Personal information
- Date of birth: 12 December 1992 (age 32)
- Place of birth: Kpandu, Ghana
- Height: 1.78 m (5 ft 10 in)
- Position(s): Centre-back, defensive midfielder

Team information
- Current team: Liberty Professionals
- Number: 24

Youth career
- 2008–2009: Super Rangers FC

Senior career*
- Years: Team / Apps / (Gls)
- 2009–2014: Heart of Lions / 150 / (23)
- 2015–2016: Okyeman Planners F.C. / 30 / (2)
- 2016–: Liberty Professionals / 30 / (3)

International career
- 2012: Ghana U20 / 1 / (0)

= Prosper Avor =

Ghanaian professional footballer

Prosper Avor is a Ghanaian professional footballer. He plays for Liberty Professionals in the Ghana Premier League. He formerly played at Hearts of Lion. He plays as a centre back or defensive midfielder.

== Career ==
The centre-back started his career in 2006 with Ghanaian divisional side Super Rangers FC. He played one year for the team Super Rangers FC, before moved in the spring 2009 to Ghana Premier League club Heart of Lions. After 5 1/2 years at Lions, was on 30 January 2015 signed by Ghana Division One League club Okyeman Planners F.C.

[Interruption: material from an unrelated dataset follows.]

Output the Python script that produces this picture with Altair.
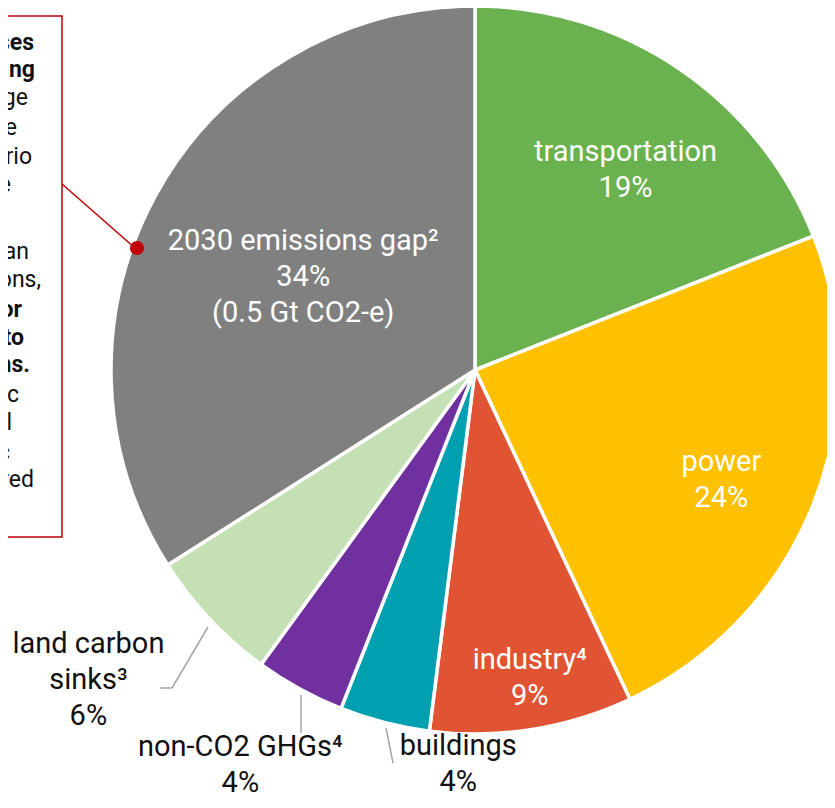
import altair as alt
import pandas as pd

# ---------------- data ----------------
categories = ["transportation", "power", "industry", "buildings",
              "non-CO2 GHGs", "land carbon sinks", "2030 emissions gap"]
shares = [19, 24, 9, 4, 4, 6, 34]
colors = ["#6AB24F", "#FFC000", "#E05433", "#00A0B0", "#7030A0", "#C5E0B4", "#808080"]

label_texts = [
    "transportation\n19%",
    "power\n24%",
    "industry\u2074\n9%",
    "buildings\n4%",
    "non-CO2 GHGs\u2074\n4%",
    "land carbon\nsinks\u00b3\n6%",
    "2030 emissions gap\u00b2\n34%\n(0.5 Gt CO2-e)",
]
label_inside = [True, True, True, False, False, False, True]

# text fragments visible in the (cropped) call-out box
box_fragments = ["ses", "ning", "nge", "re", "ario", "e", "ean", "ons,",
                 "or", "to", "ns.", "ic", "al", "c", "red"]
box_bold = [True, True, False, False, False, False, False, False,
            True, True, True, False, False, False, False]

# ---------------- layout (pixels) ----------------
W, H = 819, 792
CX, CY = 467, 362
R = 364
LH = 36
label_radius = [250, 265, 312, 405, 458, 470, 196]
label_dx = [10, 0, 6, 84, -14, -44, 0]
label_dy = [-11, -6, -18, -16, -24, -48, -35]
box_right = [26, 27, 20, 9, 24, 3, 21, 33, 14, 16, 22, 11, 4, 2, 26]
box_y = [35, 62, 90, 120, 149, 177, 244, 272, 302, 330, 357, 387, 415, 445, 472]

FONT = "Roboto"
RED = "#C00000"
GREY_LINE = "#A6A6A6"

df = pd.DataFrame({"category": categories, "share": shares,
                   "order": list(range(len(categories)))})

theta_scale = alt.Scale(domain=[0, 100])

pie = alt.Chart(df).mark_arc(outerRadius=R, stroke="white", strokeWidth=3.5).encode(
    theta=alt.Theta("share:Q", stack=True, scale=theta_scale),
    color=alt.Color("category:N", scale=alt.Scale(domain=categories, range=colors), legend=None),
    order=alt.Order("order:Q"),
    x=alt.value(CX), y=alt.value(CY),
)

layers = [pie]
for i, cat in enumerate(categories):
    t = (alt.Chart(df)
         .transform_window(cum="sum(share)", sort=[alt.SortField("order")], frame=[None, 0])
         .transform_calculate(mid="datum.cum - datum.share / 2")
         .transform_filter(alt.datum.category == cat)
         .mark_text(font=FONT, fontSize=29, lineHeight=LH, lineBreak="\n",
                    align="center", baseline="middle",
                    color="white" if label_inside[i] else "#111111",
                    dx=label_dx[i], dy=label_dy[i])
         .encode(theta=alt.Theta("mid:Q", scale=theta_scale),
                 radius=alt.value(label_radius[i]),
                 text=alt.value(label_texts[i]),
                 x=alt.value(CX), y=alt.value(CY)))
    layers.append(t)

# leader lines
leaders = pd.DataFrame({
    "x": [200, 164, 293, 378], "y": [619, 680, 687, 720],
    "x2": [164, 152, 293, 385], "y2": [680, 680, 725, 755],
})
lead = alt.Chart(leaders).mark_rule(color=GREY_LINE, strokeWidth=1.5).encode(
    x=alt.X("x:Q", scale=None, axis=None), y=alt.Y("y:Q", scale=None, axis=None),
    x2="x2:Q", y2="y2:Q")
layers.append(lead)

# call-out box, connector and dot
box = alt.Chart(pd.DataFrame({"a": [0]})).mark_rect(
    fill=None, stroke=RED, strokeWidth=1.5).encode(
    x=alt.value(-20), x2=alt.value(54), y=alt.value(8), y2=alt.value(529))
conn = alt.Chart(pd.DataFrame({"a": [0]})).mark_rule(color=RED, strokeWidth=1.5).encode(
    x=alt.value(54), y=alt.value(176), x2=alt.value(127), y2=alt.value(240))
dot = alt.Chart(pd.DataFrame({"a": [0]})).mark_point(
    filled=True, color=RED, opacity=1, size=200, shape="circle").encode(
    x=alt.value(129), y=alt.value(240))
layers += [box, conn, dot]

bdf = pd.DataFrame({"frag": box_fragments, "bold": box_bold,
                    "xr": box_right, "yc": box_y})
for bold in (True, False):
    layers.append(
        alt.Chart(bdf).transform_filter(alt.datum.bold == bold).mark_text(
            font=FONT, fontSize=23, align="right", baseline="middle",
            fontWeight="bold" if bold else "normal", color="#111111").encode(
            x=alt.X("xr:Q", scale=None, axis=None),
            y=alt.Y("yc:Q", scale=None, axis=None),
            text="frag:N"))

chart = alt.layer(*layers).properties(
    width=W, height=H, padding=0,
    autosize=alt.AutoSizeParams(type="none"),
).configure_view(stroke=None)

chart.save("out.html", embed_options={"renderer": "svg", "actions": False})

At the end of the 2016 season, a host of clubs including Accra Hearts of Oak and Liberty Professionals had chased for his signature but it was Liberty Professionals that got him.

He went on trails at South African club Witbank Spurs F.C. in November 2017 but the deal fell out due financial agreement.

===Heart of Lions===
In the MTN FA Cup 2013, he scored the open goal in the 34th minutes, helping his side to a 2–0 win over Mighty Jets, on 6 April at Kpandu.

===Liberty Professionals===
He has already scored 3 goals for the Liberty Professionals in the Ghana Premier League 2016–17.

==Personal Achievement==
- 2016-2017, Ghana Premier League, First Round winner of the Most Valuable Player Award.